The statutes you cite are not valid 'reasons for denial' Those are the statutes that allow the PAO to file a lien and penalties. The PAO must state the specific facts/reason(s) for the revocation, not cite statutes allowing a lien/penalties to be placed. The tax is paid in arrears so I don't understand the PAO methodology.
Homestead is established on January 1 of each tax year. Once the exemption is in place and the property was your primary residence as of January 1st, the rest of the year's exemption is granted by law.
The law provides the following criteria for a valid denial of an exemption by the property appraiser:
1. "The notification must state in clear and unambiguous language the specific requirements of the state statutes which the property appraiser relied upon to deny the applicant the exemption with respect to the subject property."
2. "The notification must be drafted in such a way that a reasonable person can understand specific attributes of the applicant or the applicant's use of the subject property which formed the basis for the denial."

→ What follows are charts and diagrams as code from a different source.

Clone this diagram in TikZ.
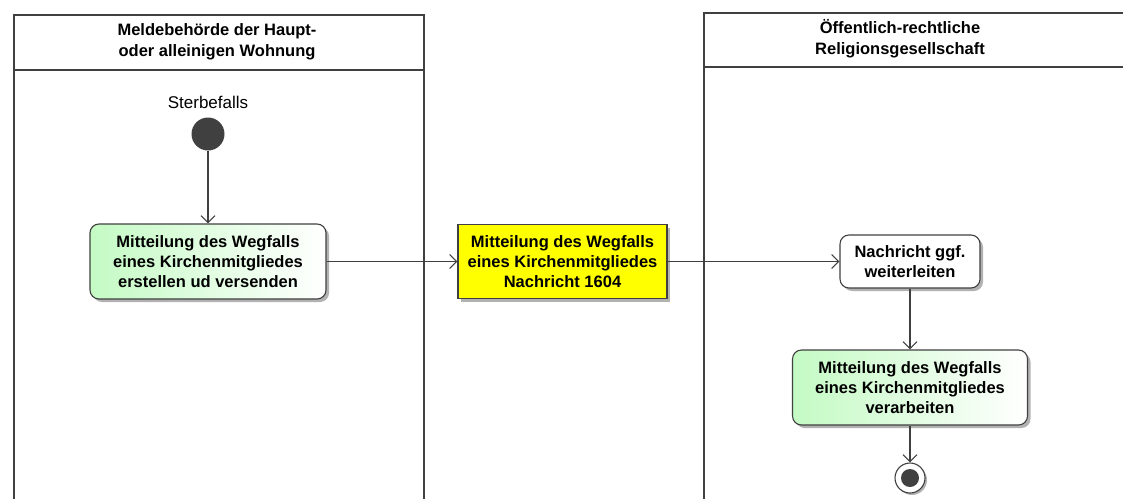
\documentclass[tikz,border=0pt]{standalone}
\usepackage{fontspec}
\setmainfont{Liberation Sans}
\usetikzlibrary{positioning,arrows.meta,shadows}
\definecolor{actgreen}{RGB}{196,250,196}
\definecolor{lanegray}{RGB}{64,64,64}
\definecolor{msgyellow}{RGB}{255,255,0}

\tikzset{
  lane/.style={draw=lanegray, line width=1.8pt},
  lanehead/.style={align=center, font=\fontsize{16.5pt}{21pt}\selectfont\bfseries},
  box/.style={draw=black!75, line width=1.1pt, align=center,
    font=\fontsize{16.5pt}{20pt}\selectfont\bfseries,
    drop shadow={shadow xshift=3pt, shadow yshift=-3pt, fill=black!30, opacity=1}},
  act/.style={box, rounded corners=9pt, left color=actgreen, right color=white},
  plain act/.style={box, rounded corners=9pt, fill=white},
  msg/.style={box, fill=msgyellow},
  flow/.style={draw=black!75, line width=1.1pt, -{Straight Barb[length=7pt,width=14pt]}},
}

\begin{document}
\begin{tikzpicture}[x=1pt, y=-1pt]
  \clip (0,0) rectangle (1123,498);

  % Swimlanes
  \draw[lane] (14,520) -- (14,15) -- (424,15) -- (424,520);
  \draw[lane] (14,70) -- (424,70);
  \draw[lane] (704,520) -- (704,13) -- (1140,13);
  \draw[lane] (704,67) -- (1140,67);
  \node[lanehead] (laneA) at (217,42) {Meldebehörde der Haupt-\\oder alleinigen Wohnung};
  \node[lanehead] (laneB) at (900,39) {Öffentlich-rechtliche\\Religionsgesellschaft};

  % Start
  \node[circle, fill=lanegray, minimum size=33pt, inner sep=0pt] (start) at (208,134) {};
  \node[font=\fontsize{17pt}{20pt}\selectfont] (startlbl) at (208,102) {Sterbefalls};

  % Activities
  \node[act, minimum width=236pt, minimum height=75pt] (create) at (208,261.5)
    {Mitteilung des Wegfalls\\eines Kirchenmitgliedes\\erstellen ud versenden};
  \node[msg, minimum width=209pt, minimum height=74pt] (msg1604) at (562.5,261.5)
    {Mitteilung des Wegfalls\\eines Kirchenmitgliedes\\Nachricht 1604};
  \node[plain act, minimum width=140pt, minimum height=53pt] (forward) at (910,261.5)
    {Nachricht ggf.\\weiterleiten};
  \node[act, minimum width=235pt, minimum height=75pt] (process) at (910,387.5)
    {Mitteilung des Wegfalls\\eines Kirchenmitgliedes\\verarbeiten};

  % End
  \node[circle, draw=lanegray, line width=1.1pt, fill=white, minimum size=30pt, inner sep=0pt,
    drop shadow={shadow xshift=2pt, shadow yshift=-2pt, fill=black!30, opacity=1}] (stop) at (910,478) {};
  \fill[lanegray] (stop.center) circle (9);

  % Flows
  \draw[flow] (start) -- (create);
  \draw[flow] (create) -- (msg1604);
  \draw[flow] (msg1604) -- (forward);
  \draw[flow] (forward) -- (process);
  \draw[flow] (process) -- (stop);
\end{tikzpicture}
\end{document}
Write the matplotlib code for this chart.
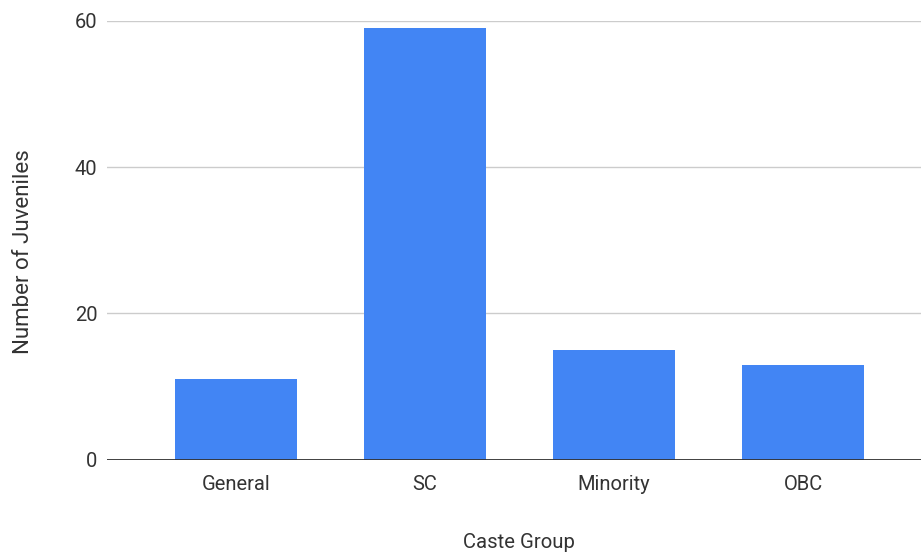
import matplotlib.pyplot as plt

plt.rcParams['font.family'] = ['Roboto', 'DejaVu Sans']

categories = ['General', 'SC', 'Minority', 'OBC']
juveniles = [11, 59, 15, 13]
y_ticks = [0, 20, 40, 60]

BAR_COLOR = '#4285F4'
TEXT_COLOR = '#333333'

fig = plt.figure(figsize=(9.21, 5.56), dpi=100)
ax = fig.add_axes([0.1162, 0.1727, 0.8838, 0.7904])

x = list(range(len(categories)))
ax.bar(x, juveniles, width=0.646, color=BAR_COLOR, zorder=3)

ax.set_xlim(-0.683, 3.624)
ax.set_ylim(0, 60)
ax.set_yticks(y_ticks)
ax.set_xticks(x)
ax.set_xticklabels(categories)

# сетка только по горизонтали, ось нуля темнее
ax.grid(axis='y', color='#cccccc', linewidth=1.0, zorder=0)
ax.axhline(0, color='#333333', linewidth=1.3, zorder=4)
for side in ['top', 'right', 'left', 'bottom']:
    ax.spines[side].set_visible(False)
ax.tick_params(axis='both', length=0, labelsize=14.5, colors=TEXT_COLOR)
ax.tick_params(axis='x', pad=10.5)
ax.tick_params(axis='y', pad=7)

# подписи осей ставим вручную
fig.text(519 / 921, 1 - 542 / 556, 'Caste Group', fontsize=14.6,
         color=TEXT_COLOR, ha='center', va='center')
fig.text(24 / 921, 1 - 252 / 556, 'Number of Juveniles', fontsize=16,
         color=TEXT_COLOR, ha='center', va='center', rotation=90)

fig.savefig('out.png', dpi=100)
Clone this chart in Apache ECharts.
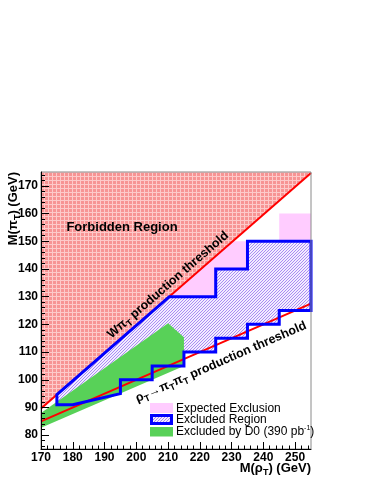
<!DOCTYPE html>
<html><head><meta charset="utf-8">
<script src="https://cdn.jsdelivr.net/npm/echarts@6/dist/echarts.min.js"></script>
<style>html,body{margin:0;padding:0;background:#fff}#c{width:374px;height:484px}</style>
</head><body><div id="c"></div>
<script>
// ---- data ----
const xRange = [170, 255];
const yRange = [75, 175];
const xMajorTicks = [170, 180, 190, 200, 210, 220, 230, 240, 250];
const yMajorTicks = [80, 90, 100, 110, 120, 130, 140, 150, 160, 170];
const xMinorStep = 2;
const yMinorStep = 2;

// production thresholds (endpoints)
const wThreshold = [[170, 89.6], [255, 174.6]];
const pipiThreshold = [[170, 85], [255, 127.5]];

// regions (polygon vertices in M(rhoT), M(piT))
const forbiddenRegion = [[170, 89.6], [255, 174.6], [255, 175], [170, 175]];
const expectedExclusion = [[175, 94.6], [230.4, 150], [245, 150], [245, 160], [255, 160], [255, 125],
  [245, 125], [245, 120], [235, 120], [235, 115], [225, 115], [225, 110], [215, 110], [215, 105],
  [205, 105], [205, 100], [195, 100], [195, 95], [180, 91], [175, 91]];
const excludedRegion = [[175, 94.6], [210.4, 130], [225, 130], [225, 140], [235, 140], [235, 150],
  [255, 150], [255, 125], [245, 125], [245, 120], [235, 120], [235, 115], [225, 115], [225, 110],
  [215, 110], [215, 105], [205, 105], [205, 100], [195, 100], [195, 95], [180, 91], [175, 91]];
const d0Excluded = [[170, 82.7], [215, 105], [215, 115.3], [210, 120.4], [170, 88]];

const legendLabels = ['Expected Exclusion', 'Excluded Region', 'Excluded by D0 (390 pb', '-1', ')'];

// ---- helpers ----
const FONT = '"Liberation Sans", Arial, Helvetica, sans-serif';
function makeTile(w, h, bg, fg, pix) {
  const c = document.createElement('canvas');
  c.width = w; c.height = h;
  const g = c.getContext('2d');
  g.fillStyle = bg; g.fillRect(0, 0, w, h);
  g.fillStyle = fg;
  pix.forEach(p => g.fillRect(p[0], p[1], 1, 1));
  return c;
}
const gridTile = (function () {
  const pix = [];
  for (let i = 0; i < 4; i++) { pix.push([i, 0]); pix.push([0, i]); }
  return makeTile(4, 4, '#f79494', '#fdcaca', pix);
})();
const hatchTile = makeTile(3, 3, '#f2ecff', '#aa8cf3', [[0, 2], [1, 1], [2, 0]]);
const forbiddenFill = { image: gridTile, repeat: 'repeat' };
const hatchFill = { image: hatchTile, repeat: 'repeat' };

function minorList(lo, hi, step, majors) {
  const out = [];
  for (let v = lo; v <= hi + 1e-9; v += step) if (majors.indexOf(v) < 0) out.push(v);
  return out;
}
const xMinorTicks = minorList(xRange[0], xRange[1], xMinorStep, xMajorTicks);
const yMinorTicks = minorList(yRange[0] + 1, yRange[1], yMinorStep, yMajorTicks);

function polySeries(name, pts, style, z) {
  return {
    type: 'custom', name: name, z: z, silent: true, coordinateSystem: 'cartesian2d',
    data: [[xRange[0], yRange[0]]],
    renderItem: function (params, api) {
      return { type: 'polygon', shape: { points: pts.map(p => api.coord(p)) }, style: style };
    }
  };
}
function lineSeries(pts, z) {
  return { type: 'line', data: pts, showSymbol: false, silent: true, z: z,
    lineStyle: { color: '#ff0000', width: 2 } };
}

const chart = echarts.init(document.getElementById('c'), null, { renderer: 'canvas' });

const labelStyle = { fontFamily: FONT, fontWeight: 'bold', fontSize: 12, color: '#000' };
const richThreshold = {
  a: { font: 'bold 12.5px ' + FONT, fill: '#000', lineHeight: 13 },
  s: { font: 'bold 9px ' + FONT, fill: '#000', lineHeight: 9, padding: [8, 0, 0, 0] }
};
const richTitle = {
  a: { font: 'bold 13px ' + FONT, fill: '#000', lineHeight: 14 },
  s: { font: 'bold 9px ' + FONT, fill: '#000', lineHeight: 9, padding: [10, 0, 0, 0] }
};
const option = {
  animation: false,
  backgroundColor: '#fff',
  grid: { left: 41, right: 63, top: 172, bottom: 35, show: true, z: 10,
    backgroundColor: 'transparent', borderColor: '#8a8a8a', borderWidth: 1 },
  xAxis: [{
    type: 'value', min: xRange[0], max: xRange[1], position: 'bottom', z: 11,
    splitLine: { show: false },
    axisLine: { lineStyle: { color: '#000', width: 1 } },
    axisTick: { inside: true, length: 7, customValues: xMajorTicks, lineStyle: { color: '#000' } },
    axisLabel: Object.assign({ margin: 3, customValues: xMajorTicks }, labelStyle)
  }, {
    type: 'value', min: xRange[0], max: xRange[1], position: 'bottom', z: 11,
    splitLine: { show: false }, axisLine: { show: false },
    axisTick: { inside: true, length: 3.5, customValues: xMinorTicks, lineStyle: { color: '#000' } },
    axisLabel: { show: false }
  }],
  yAxis: [{
    type: 'value', min: yRange[0], max: yRange[1], position: 'left', z: 11,
    splitLine: { show: false },
    axisLine: { lineStyle: { color: '#000', width: 1 } },
    axisTick: { inside: true, length: 8, customValues: yMajorTicks, lineStyle: { color: '#000' } },
    axisLabel: Object.assign({ margin: 3, customValues: yMajorTicks }, labelStyle)
  }, {
    type: 'value', min: yRange[0], max: yRange[1], position: 'left', z: 11,
    splitLine: { show: false }, axisLine: { show: false },
    axisTick: { inside: true, length: 4, customValues: yMinorTicks, lineStyle: { color: '#000' } },
    axisLabel: { show: false }
  }],
  series: [
    polySeries('Forbidden Region', forbiddenRegion, { fill: forbiddenFill }, 1),
    polySeries('Expected Exclusion', expectedExclusion, { fill: '#ffccff' }, 2),
    polySeries('Excluded Region', excludedRegion, { fill: hatchFill }, 3),
    polySeries('Excluded by D0', d0Excluded, { fill: '#58d158' }, 4),
    lineSeries(wThreshold, 5),
    lineSeries(pipiThreshold, 5),
    polySeries('Excluded Region outline', excludedRegion,
      { fill: 'none', stroke: '#0000ff', lineWidth: 3, lineJoin: 'miter' }, 6)
  ],
  graphic: [
    { type: 'text', x: 122, y: 227, z: 20, style: { text: 'Forbidden Region', font: 'bold 13px ' + FONT,
      fill: '#000', align: 'center', verticalAlign: 'middle' } },
    { type: 'text', x: 168, y: 285, z: 20, rotation: 41 * Math.PI / 180, style: {
      text: '{a|Wπ}{s|T}{a| production threshold}', align: 'center', verticalAlign: 'middle',
      rich: richThreshold } },
    { type: 'text', x: 221, y: 362, z: 20, rotation: 23.6 * Math.PI / 180, style: {
      text: '{a|ρ}{s|T}{a|→π}{s|T}{a|π}{s|T}{a| production threshold}', align: 'center', verticalAlign: 'middle',
      rich: richThreshold } },
    // axis titles
    { type: 'text', x: 311, y: 468, z: 20, style: {
      text: '{a|M(ρ}{s|T}{a|) (GeV)}', align: 'right', verticalAlign: 'middle', rich: richTitle } },
    { type: 'text', x: 13, y: 172, z: 20, rotation: Math.PI / 2, style: {
      text: '{a|M(π}{s|T}{a|) (GeV)}', align: 'right', verticalAlign: 'middle', rich: richTitle } },
    // legend
    { type: 'rect', z: 20, shape: { x: 150, y: 403, width: 23, height: 10 }, style: { fill: '#ffccff' } },
    { type: 'rect', z: 20, shape: { x: 151.5, y: 415.5, width: 20, height: 8 },
      style: { fill: hatchFill, stroke: '#0000ff', lineWidth: 3 } },
    { type: 'rect', z: 20, shape: { x: 150, y: 427, width: 23, height: 9.5 }, style: { fill: '#58d158' } },
    { type: 'text', x: 176, y: 408.5, z: 20, style: { text: legendLabels[0], font: '12px ' + FONT,
      fill: '#000', verticalAlign: 'middle' } },
    { type: 'text', x: 176, y: 419.5, z: 20, style: { text: legendLabels[1], font: '12px ' + FONT,
      fill: '#000', verticalAlign: 'middle' } },
    { type: 'text', x: 176, y: 432, z: 20, style: {
      text: '{a|' + legendLabels[2] + '}{p|' + legendLabels[3] + '}{a|' + legendLabels[4] + '}',
      verticalAlign: 'middle',
      rich: { a: { font: '12px ' + FONT, fill: '#000', lineHeight: 13 },
              p: { font: '7px ' + FONT, fill: '#000', lineHeight: 7, padding: [0, 0, 7, 0] } } } }
  ]
};
chart.setOption(option);
</script>
</body></html>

3. "The notice must also include the specific facts the property appraiser used to determine that the applicant failed to meet the statutory requirements."
the exemption laws were amended in 2013 to delete the express requirement that a titleholder of a homestead must live on the homestead in order for the homestead to qualify for the homestead tax exemption. This amendment follows a 2012 decision of the Florida Supreme Court.
The fact that you notified them shows in good faith. The question is...were you in/on the property as a primary residence as of January 1, 2014 and did you have legal/equitable title as of January 1st 2014?
There is never a disadvantage of going to the VAB. In fact, you have every advantage, as you will then be able to formulate a defense and case, with all evidence handed to you and their reasoning(s) for denial before or if you decide to go to a circuit judge.